◆ **STORED DATA**:
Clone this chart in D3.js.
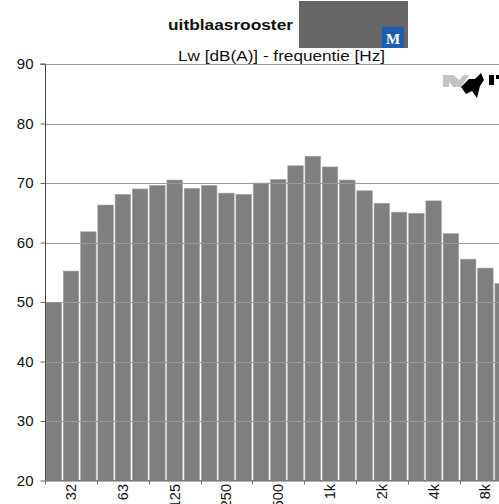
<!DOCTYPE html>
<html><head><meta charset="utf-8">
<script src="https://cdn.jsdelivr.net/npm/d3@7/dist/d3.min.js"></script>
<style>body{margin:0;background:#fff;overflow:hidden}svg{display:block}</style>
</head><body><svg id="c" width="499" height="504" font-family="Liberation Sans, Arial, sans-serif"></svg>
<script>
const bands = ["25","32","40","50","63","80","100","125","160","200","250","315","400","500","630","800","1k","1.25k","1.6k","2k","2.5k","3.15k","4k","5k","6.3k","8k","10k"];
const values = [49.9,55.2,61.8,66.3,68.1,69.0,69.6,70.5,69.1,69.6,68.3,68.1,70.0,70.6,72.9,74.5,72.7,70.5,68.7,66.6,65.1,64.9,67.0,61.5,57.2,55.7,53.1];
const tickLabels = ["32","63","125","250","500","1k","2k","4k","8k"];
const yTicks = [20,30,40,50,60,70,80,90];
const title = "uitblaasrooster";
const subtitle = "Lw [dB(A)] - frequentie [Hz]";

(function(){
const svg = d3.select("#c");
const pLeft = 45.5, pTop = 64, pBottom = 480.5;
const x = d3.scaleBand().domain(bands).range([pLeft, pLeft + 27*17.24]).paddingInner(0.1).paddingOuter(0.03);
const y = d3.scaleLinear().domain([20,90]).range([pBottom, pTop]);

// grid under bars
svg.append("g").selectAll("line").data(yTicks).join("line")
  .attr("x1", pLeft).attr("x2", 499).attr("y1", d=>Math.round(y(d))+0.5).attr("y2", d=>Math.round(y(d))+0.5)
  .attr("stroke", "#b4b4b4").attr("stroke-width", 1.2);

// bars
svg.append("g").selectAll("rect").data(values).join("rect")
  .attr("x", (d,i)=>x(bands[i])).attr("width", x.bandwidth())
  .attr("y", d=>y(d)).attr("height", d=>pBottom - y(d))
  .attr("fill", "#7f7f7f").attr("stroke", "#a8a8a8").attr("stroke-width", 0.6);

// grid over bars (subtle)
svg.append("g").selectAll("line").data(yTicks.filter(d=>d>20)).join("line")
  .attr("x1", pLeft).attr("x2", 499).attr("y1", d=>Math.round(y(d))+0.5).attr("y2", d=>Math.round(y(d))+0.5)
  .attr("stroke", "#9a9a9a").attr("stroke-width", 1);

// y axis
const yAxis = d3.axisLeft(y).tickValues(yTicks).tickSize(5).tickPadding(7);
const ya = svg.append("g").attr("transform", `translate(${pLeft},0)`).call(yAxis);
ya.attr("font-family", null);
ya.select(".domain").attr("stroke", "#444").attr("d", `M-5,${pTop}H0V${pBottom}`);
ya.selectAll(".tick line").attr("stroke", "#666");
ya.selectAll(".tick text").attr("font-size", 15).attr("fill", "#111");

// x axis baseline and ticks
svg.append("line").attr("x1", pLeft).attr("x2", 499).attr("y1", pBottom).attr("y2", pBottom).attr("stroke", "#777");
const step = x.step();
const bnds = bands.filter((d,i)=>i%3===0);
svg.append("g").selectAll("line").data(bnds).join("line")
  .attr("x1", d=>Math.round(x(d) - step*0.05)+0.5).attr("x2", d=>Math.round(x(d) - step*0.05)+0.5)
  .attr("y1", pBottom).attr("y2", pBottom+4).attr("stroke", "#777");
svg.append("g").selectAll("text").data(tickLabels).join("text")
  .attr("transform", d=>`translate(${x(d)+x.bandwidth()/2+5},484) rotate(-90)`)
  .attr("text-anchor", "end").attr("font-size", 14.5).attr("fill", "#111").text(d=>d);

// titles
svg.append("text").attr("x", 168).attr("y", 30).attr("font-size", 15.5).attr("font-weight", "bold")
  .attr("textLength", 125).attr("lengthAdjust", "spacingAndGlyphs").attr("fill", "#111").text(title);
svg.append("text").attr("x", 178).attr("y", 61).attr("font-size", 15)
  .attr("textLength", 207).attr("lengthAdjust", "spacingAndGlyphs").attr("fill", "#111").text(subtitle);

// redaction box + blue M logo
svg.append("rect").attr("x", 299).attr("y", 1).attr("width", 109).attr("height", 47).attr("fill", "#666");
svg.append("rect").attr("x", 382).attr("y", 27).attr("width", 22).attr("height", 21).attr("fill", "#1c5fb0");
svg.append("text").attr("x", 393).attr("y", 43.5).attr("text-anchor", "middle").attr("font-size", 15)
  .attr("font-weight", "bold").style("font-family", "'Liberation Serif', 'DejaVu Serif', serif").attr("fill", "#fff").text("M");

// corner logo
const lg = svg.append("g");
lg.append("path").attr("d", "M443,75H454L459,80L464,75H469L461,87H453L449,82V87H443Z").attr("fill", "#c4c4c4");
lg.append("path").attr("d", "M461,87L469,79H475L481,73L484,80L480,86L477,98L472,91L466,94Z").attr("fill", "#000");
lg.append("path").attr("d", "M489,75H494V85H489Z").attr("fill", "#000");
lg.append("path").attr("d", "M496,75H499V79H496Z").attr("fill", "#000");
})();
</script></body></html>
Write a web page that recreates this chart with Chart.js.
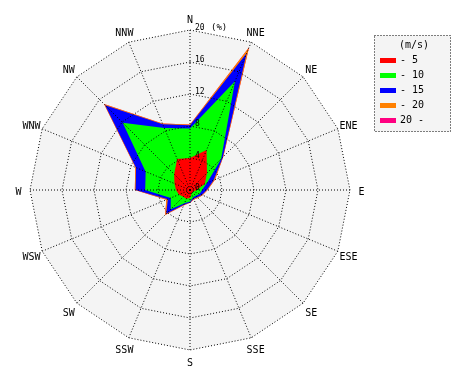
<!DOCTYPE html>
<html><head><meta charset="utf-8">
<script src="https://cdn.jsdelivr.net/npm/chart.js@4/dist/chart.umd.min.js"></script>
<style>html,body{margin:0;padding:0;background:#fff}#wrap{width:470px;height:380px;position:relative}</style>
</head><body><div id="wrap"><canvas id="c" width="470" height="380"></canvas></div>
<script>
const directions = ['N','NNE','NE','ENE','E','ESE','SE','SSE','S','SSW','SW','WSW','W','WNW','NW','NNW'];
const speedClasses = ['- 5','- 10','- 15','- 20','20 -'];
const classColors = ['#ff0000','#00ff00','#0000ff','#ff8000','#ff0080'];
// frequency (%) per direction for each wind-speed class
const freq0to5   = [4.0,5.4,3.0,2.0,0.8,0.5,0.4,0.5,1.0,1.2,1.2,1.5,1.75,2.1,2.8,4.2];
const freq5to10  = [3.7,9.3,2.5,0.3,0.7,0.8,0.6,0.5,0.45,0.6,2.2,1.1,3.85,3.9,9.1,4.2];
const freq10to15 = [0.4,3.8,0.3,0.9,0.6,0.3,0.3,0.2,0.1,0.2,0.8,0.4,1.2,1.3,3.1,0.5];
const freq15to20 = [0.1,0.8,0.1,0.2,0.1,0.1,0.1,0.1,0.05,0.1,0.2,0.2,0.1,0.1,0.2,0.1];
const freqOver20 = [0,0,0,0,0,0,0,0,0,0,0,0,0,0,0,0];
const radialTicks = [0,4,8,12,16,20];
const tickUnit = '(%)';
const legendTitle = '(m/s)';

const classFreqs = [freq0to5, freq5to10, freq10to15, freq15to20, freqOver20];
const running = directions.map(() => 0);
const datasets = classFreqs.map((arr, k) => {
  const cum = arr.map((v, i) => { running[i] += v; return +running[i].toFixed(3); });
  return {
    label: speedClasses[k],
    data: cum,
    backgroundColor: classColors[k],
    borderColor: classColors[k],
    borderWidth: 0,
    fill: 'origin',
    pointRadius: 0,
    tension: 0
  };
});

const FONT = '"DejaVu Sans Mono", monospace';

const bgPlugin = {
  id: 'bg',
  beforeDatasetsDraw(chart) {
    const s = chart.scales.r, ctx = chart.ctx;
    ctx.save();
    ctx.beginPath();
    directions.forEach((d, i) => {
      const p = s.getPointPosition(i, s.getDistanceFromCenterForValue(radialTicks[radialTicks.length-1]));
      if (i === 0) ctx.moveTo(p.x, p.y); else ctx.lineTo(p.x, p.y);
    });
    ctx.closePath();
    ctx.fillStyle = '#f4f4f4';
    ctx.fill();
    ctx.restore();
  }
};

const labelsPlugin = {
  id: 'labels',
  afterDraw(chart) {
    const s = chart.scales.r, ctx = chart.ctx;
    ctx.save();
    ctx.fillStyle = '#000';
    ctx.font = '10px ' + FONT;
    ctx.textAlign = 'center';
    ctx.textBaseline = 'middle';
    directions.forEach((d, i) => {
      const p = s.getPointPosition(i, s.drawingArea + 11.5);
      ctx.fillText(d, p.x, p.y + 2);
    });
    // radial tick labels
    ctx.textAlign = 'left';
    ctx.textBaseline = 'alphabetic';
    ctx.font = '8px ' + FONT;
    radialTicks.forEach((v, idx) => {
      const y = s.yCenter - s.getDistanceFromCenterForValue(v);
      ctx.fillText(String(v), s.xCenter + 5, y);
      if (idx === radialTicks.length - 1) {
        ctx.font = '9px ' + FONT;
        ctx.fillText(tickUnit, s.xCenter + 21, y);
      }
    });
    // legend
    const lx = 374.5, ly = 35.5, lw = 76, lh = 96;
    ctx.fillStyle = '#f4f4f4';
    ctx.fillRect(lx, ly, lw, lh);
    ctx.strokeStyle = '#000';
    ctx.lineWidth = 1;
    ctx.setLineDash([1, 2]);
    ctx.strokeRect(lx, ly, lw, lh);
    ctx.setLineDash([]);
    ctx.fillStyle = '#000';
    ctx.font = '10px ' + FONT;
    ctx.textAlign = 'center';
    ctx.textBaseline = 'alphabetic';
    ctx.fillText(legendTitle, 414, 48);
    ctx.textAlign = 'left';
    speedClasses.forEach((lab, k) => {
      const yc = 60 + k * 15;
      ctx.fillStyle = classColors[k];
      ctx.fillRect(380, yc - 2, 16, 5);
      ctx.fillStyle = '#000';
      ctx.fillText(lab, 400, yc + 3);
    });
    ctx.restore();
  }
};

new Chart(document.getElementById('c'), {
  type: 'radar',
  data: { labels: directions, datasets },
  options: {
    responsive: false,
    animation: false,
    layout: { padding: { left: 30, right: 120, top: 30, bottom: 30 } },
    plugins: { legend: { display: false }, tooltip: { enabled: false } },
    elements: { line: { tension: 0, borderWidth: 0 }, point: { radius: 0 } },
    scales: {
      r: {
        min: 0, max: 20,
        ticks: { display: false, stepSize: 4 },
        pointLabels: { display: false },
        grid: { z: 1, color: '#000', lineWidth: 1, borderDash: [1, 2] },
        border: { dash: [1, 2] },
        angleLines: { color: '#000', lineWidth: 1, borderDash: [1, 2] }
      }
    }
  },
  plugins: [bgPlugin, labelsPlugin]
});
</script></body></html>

...

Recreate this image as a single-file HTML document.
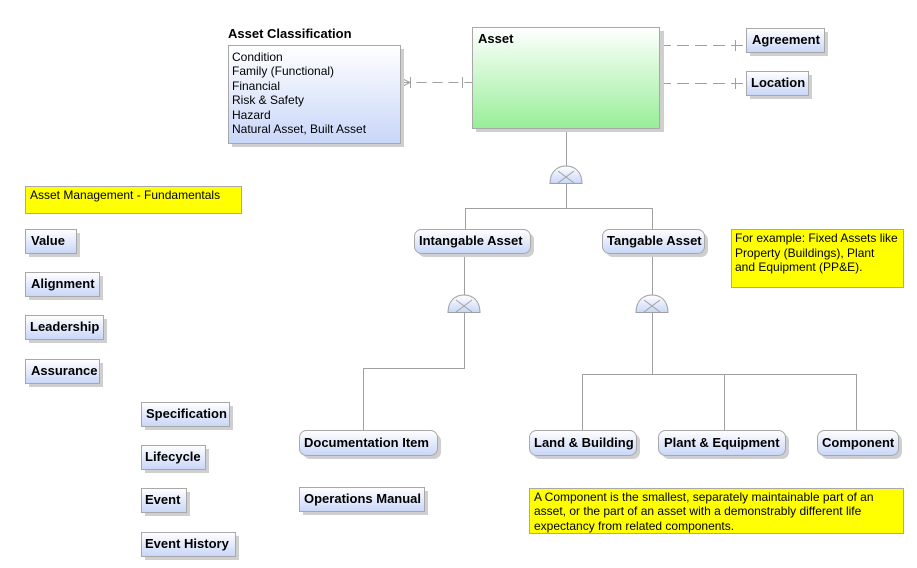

◆ **BRIEF**:
Report each line in the preceding entries that holds the string "document".

◆ **TASK RESPONSE**:
new Chart(document.getElementById('c'), {
Recreate this image as a single-file HTML document.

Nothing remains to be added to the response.